State of Texas in the Fourteenth Court of Appeals
Sep 19, 2013
NO. 14-12-00759-CR (Tex. App. Sep. 19, 2013)

Opinion

NO. 14-12-00759-CR

2013-09-19

KEVIN DWAYNE CROOKS, Appellant v. THE STATE OF TEXAS, Appellee


Affirmed and Memorandum Opinion filed September 19, 2013.

On Appeal from the 182nd District Court

Harris County, Texas

Trial Court Cause No. 1320007


MEMORANDUM OPINION

Kevin Dwayne Crooks pled guilty to theft and in accordance with a plea agreement was sentenced to five years in prison. In a single issue, appellant challenges the trial court's denial of his motion to suppress. We affirm.
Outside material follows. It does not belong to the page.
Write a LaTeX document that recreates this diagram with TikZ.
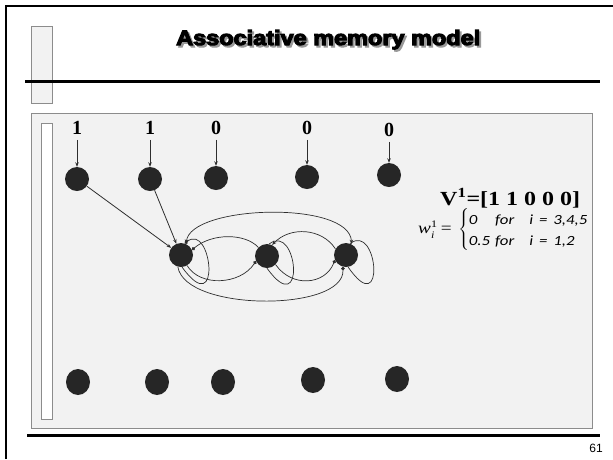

We review a trial court's ruling on a motion to suppress under a bifurcated standard. Vasquez v. State, 324 S.W.3d 912, 918 (Tex. App.—Houston [14th Dist.] 2010, pet. ref'd) (citing Guzman v. State, 955 S.W.2d 85, 89 (Tex. Crim. App. 1997)). The trial court is the sole finder of fact and judge of the credibility of witnesses and the weight to be given their testimony. Wiede v. State, 214 S.W.3d 17, 24-25 (Tex. Crim. App. 2007). We give almost total deference to the trial court's determination of historical facts, but we review de novo the court's application of the law to the facts. Id. at 25; see also Amador v. State, 221 S.W.3d 666, 673 (Tex. Crim. App. 2007). We view the evidence presented on a motion to suppress in the light most favorable to the trial court's ruling. State v. Kelly, 204 S.W.3d 808, 818 (Tex. Crim. App. 2006).

Two witnesses testified at the hearing on appellant's motion to suppress, Officer Mario Escobedo and Officer Richard Huerta of the Houston Police Department. The record reflects that Officer Escobedo, while working security in a parking lot for a Randall's shopping center, approached appellant after observing suspicious activity. Officer Escobedo observed a gray truck moving slowly; the truck stopped, backed up, and parked next to a black truck. The parking lot was nearly empty. Appellant got out of his truck and stood between the two trucks. Appellant was looking inside the black truck and looked at the keyhole of the driver's side. It appeared appellant had something in his hand, underneath his shirt. Officer Escobedo parked and approached appellant. When appellant saw Officer Escobedo, he "jumped" back inside his truck and threw his arm behind him. Officer Escobedo did not see anything in his hand, but thought appellant possibly had a weapon. Officer Escobedo pulled his gun out of his holster, but did not point it towards appellant. Officer Escobedo told appellant, "Stop. Let me see your hands. Let me see what you're doing." Appellant cooperated and Officer Escobedo holstered his gun.

Officer Escobedo walked to the passenger's side of the vehicle and asked appellant what he was doing. Appellant said he was going to urinate between the two trucks and was waiting for a woman, whose name he did not know, to come outside from Randall's. Officer Escobedo asked appellant for his identification and contacted dispatch for a license check.

Officer Escobedo looked into the passenger's side and observed a black briefcase on the floorboard. Appellant said it was his laptop computer that he had purchased "down the road" for $250 from an unknown person. Officer Escobedo asked for and was given consent to search the vehicle.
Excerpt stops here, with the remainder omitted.